Short problem >> Show all lines of the listing that hold the word "matplotlib".

Data extract >>
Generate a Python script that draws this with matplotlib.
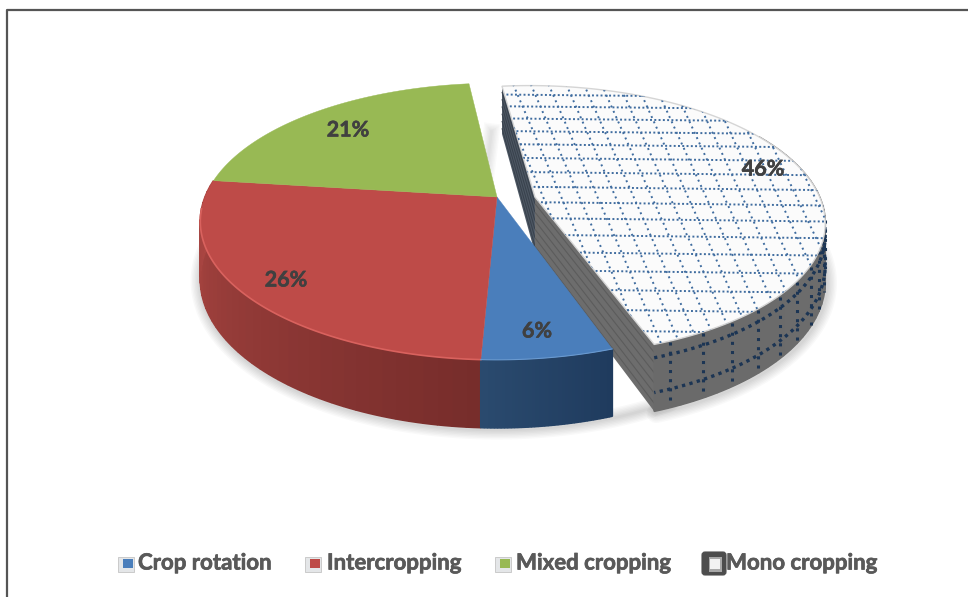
import numpy as np
import matplotlib
matplotlib.use('Agg')
import matplotlib.pyplot as plt
import matplotlib.patheffects as pe
from matplotlib.patches import Polygon, Rectangle, FancyBboxPatch

categories = ['Crop rotation', 'Intercropping', 'Mixed cropping', 'Mono cropping']
values = [6, 26, 21, 46]
labels = ['6%', '26%', '21%', '46%']
label_x = [537, 286, 348, 763]
label_y = [331, 280, 130, 169]
top_colors = ['#4a7ebb', '#be4b48', '#98b954', '#fbfbfb']

start_angle = 160.8
cx, cy = 497, 197
R, H, k = 292, 134, 0.177
depth = 56
shift = 0.13
mono_scale = 0.975

plt.rcParams['font.family'] = ['Lato', 'DejaVu Sans']
fig = plt.figure(figsize=(9.68, 5.97), dpi=100)
ax = fig.add_axes([0, 0, 1, 1])
ax.set_xlim(0, 968)
ax.set_ylim(597, 0)
ax.axis('off')


# perspective view of the disc, a to the right and b towards the viewer
def proj(a, b, z=0.0):
    a = np.asarray(a, dtype=float)
    b = np.asarray(b, dtype=float)
    s = 1 / (1 - k * b)
    return cx + R * a * s, cy + H * b * s + depth * z * s


def rim(t1, t2, scale=1.0, off=0.0, n=120):
    t = np.radians(np.linspace(t1, t2, n))
    return off + scale * np.sin(t), -scale * np.cos(t)


def blend(c1, c2, f):
    c1 = np.array(matplotlib.colors.to_rgb(c1))
    c2 = np.array(matplotlib.colors.to_rgb(c2))
    return tuple(c1 + (c2 - c1) * f)


def sector(t1, t2, scale=1.0, off=0.0):
    a, b = rim(t1, t2, scale, off)
    return np.r_[off, a], np.r_[0.0, b]


def poly(a, b, z=0.0, **kw):
    x, y = proj(a, b, z)
    p = Polygon(np.column_stack((x, y)), closed=True, lw=kw.pop('lw', 0), **kw)
    ax.add_patch(p)
    return p


def outer_wall(t1, t2, c1, c2, scale=1.0, off=0.0, zorder=2):
    edges = np.linspace(t1, t2, 41)
    for i in range(40):
        a, b = rim(edges[i], edges[i + 1], scale, off, n=3)
        x1, y1 = proj(a, b, 0)
        x2, y2 = proj(a[::-1], b[::-1], 1)
        c = blend(c1, c2, i / 39)
        ax.add_patch(Polygon(np.column_stack((np.r_[x1, x2], np.r_[y1, y2])),
                             fc=c, ec=c, lw=1.2, joinstyle='bevel', zorder=zorder))


def cut_wall(a1, b1, a2, b2, color, stripe, zorder):
    a = np.array([a1, a2, a2, a1])
    b = np.array([b1, b2, b2, b1])
    x1, y1 = proj(a[:2], b[:2], 0)
    x2, y2 = proj(a[2:], b[2:], 1)
    ax.add_patch(Polygon(np.column_stack((np.r_[x1, x2], np.r_[y1, y2])),
                         fc=color, lw=0, zorder=zorder))
    for z in np.linspace(0.12, 0.88, 6):
        xs, ys = proj(a[:2], b[:2], z)
        ax.plot(xs, ys, color=stripe, lw=0.8, zorder=zorder, solid_capstyle='butt')


angles = start_angle + np.r_[0, np.cumsum(values)] * 360 / sum(values)

# soft shadow under the two parts of the pie
a, b = rim(150, 290)
x, y = proj(a, b, 1.03)
for lw in np.arange(14, 1, -2):
    ax.plot(x, y, color='black', lw=lw, alpha=0.025, zorder=1, solid_capstyle='round')
a, b = rim(60, angles[4] - 360, mono_scale, shift)
x, y = proj(a, b, 1.03)
for lw in np.arange(14, 1, -2):
    ax.plot(x + 2, y, color='black', lw=lw, alpha=0.025, zorder=1, solid_capstyle='round')
x, y = proj(np.array([shift - 0.14, shift - 0.17]), np.array([-0.9, -0.3]), 0.8)
for lw in np.arange(12, 1, -2):
    ax.plot(x - 3, y, color='black', lw=lw, alpha=0.02, zorder=1)

# exploded slice: walls, then its top face and the dotted pattern
t1, t2 = angles[3], angles[4]
a1, b1 = rim(t1, t1, mono_scale, shift, n=1)
a2, b2 = rim(t2, t2, mono_scale, shift, n=1)
cut_wall(shift, 0, a1[0], b1[0], '#4e5864', '#39424d', 3)
cut_wall(shift, 0, a2[0], b2[0], '#6d6d6d', '#5c5c5c', 3)
outer_wall(60, t2 - 360, '#6f6f6f', '#6a6a6a', mono_scale, shift, zorder=3)

# pattern on the outer wall
for z in (0.2, 0.72):
    a, b = rim(60, t2 - 360, mono_scale, shift)
    x, y = proj(a, b, z)
    ax.plot(x, y, color='#1c3554', lw=2.4, ls=(0, (1, 1.3)), zorder=3.2)
for t in np.arange(t2 - 360 - 3, 65, -6.5):
    a, b = rim(t, t, mono_scale, shift, n=1)
    x, y = proj(np.r_[a, a], np.r_[b, b], np.array([0.02, 0.98]))
    ax.plot(x, y, color='#1c3554', lw=2.2, ls=(0, (1, 2)), zorder=3.2)

a, b = sector(t1, t2, mono_scale, shift)
top = poly(a, b, fc=top_colors[3], ec='#d5d5d5', lw=1.0, zorder=4)
for c in np.arange(-1.0, 1.3, 0.115):
    aa = np.linspace(-0.2, 1.3, 160)
    x, y = proj(aa, c + 0.025 * aa)
    ln, = ax.plot(x, y, color='#3f6c9f', lw=1.4, ls=(0, (1, 1.2)), zorder=4.2)
    ln.set_clip_path(top)
for c in np.arange(-0.4, 1.6, 0.062):
    bb = np.linspace(-1.1, 1.1, 160)
    x, y = proj(c + (0.19 - 0.15 * c) * bb, bb)
    ln, = ax.plot(x, y, color='#3f6c9f', lw=1.4, ls=(0, (1, 2)), zorder=4.2)
    ln.set_clip_path(top)

# the rest of the pie in front of it
outer_wall(angles[1], angles[2], '#772d2b', '#ad4743', zorder=5)
outer_wall(angles[0], angles[1], '#1f3b5e', '#2a4a6e', zorder=5)
for i in range(3):
    a, b = sector(angles[i], angles[i + 1])
    poly(a, b, fc=top_colors[i], ec=top_colors[i], lw=0.3, zorder=6)
a, b = rim(angles[1], 265)
x, y = proj(a, b)
ax.plot(x, y, color='#d9625e', lw=1.2, zorder=6.2)
a, b = rim(angles[0], angles[1])
x, y = proj(a, b)
ax.plot(x, y, color='#6a9ad0', lw=0.8, zorder=6.2)

heavy = [pe.withStroke(linewidth=0.4, foreground='#404040')]
for i in range(4):
    ax.text(label_x[i], label_y[i], labels[i], fontsize=15.5, fontweight='bold', color='#404040',
            ha='center', va='center', zorder=8, path_effects=heavy)

# legend along the bottom
swatch_x = [118, 305, 495]
text_x = [138, 327, 516, 726]
for i in range(3):
    ax.add_patch(Rectangle((swatch_x[i], 557), 16, 15, fc='#e4e6e8', ec='#c4c4c4', lw=0.6, zorder=8))
    ax.add_patch(Rectangle((swatch_x[i] + 5, 559), 10, 9, fc=top_colors[i], lw=0, zorder=9))
ax.add_patch(FancyBboxPatch((702, 552), 24, 23, boxstyle='round,pad=0,rounding_size=3',
                            fc='#4d4d4d', ec='#4d4d4d', lw=0.8, zorder=8))
ax.add_patch(Rectangle((709, 557), 13, 15, fc='#a8a8a8', lw=0, zorder=9))
ax.add_patch(Rectangle((710, 559), 10, 10, fc='#f2f2f2', lw=0, zorder=10))
grey = [pe.withStroke(linewidth=0.5, foreground='#595959')]
for i in range(4):
    ax.text(text_x[i], 563, categories[i], fontsize=16, fontweight='bold', color='#595959',
            ha='left', va='center', zorder=11, path_effects=grey)

# chart border
ax.plot([6.5, 6.5, 968], [597, 9.5, 9.5], color='#555555', lw=1.6, zorder=10)

fig.savefig('out.png', dpi=100)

Answer to this exercise >>
Generate a Python script that draws this with matplotlib.
import matplotlib
matplotlib.use('Agg')
import matplotlib.pyplot as plt
import matplotlib.patheffects as pe
from matplotlib.patches import Polygon, Rectangle, FancyBboxPatch
    c1 = np.array(matplotlib.colors.to_rgb(c1))
    c2 = np.array(matplotlib.colors.to_rgb(c2))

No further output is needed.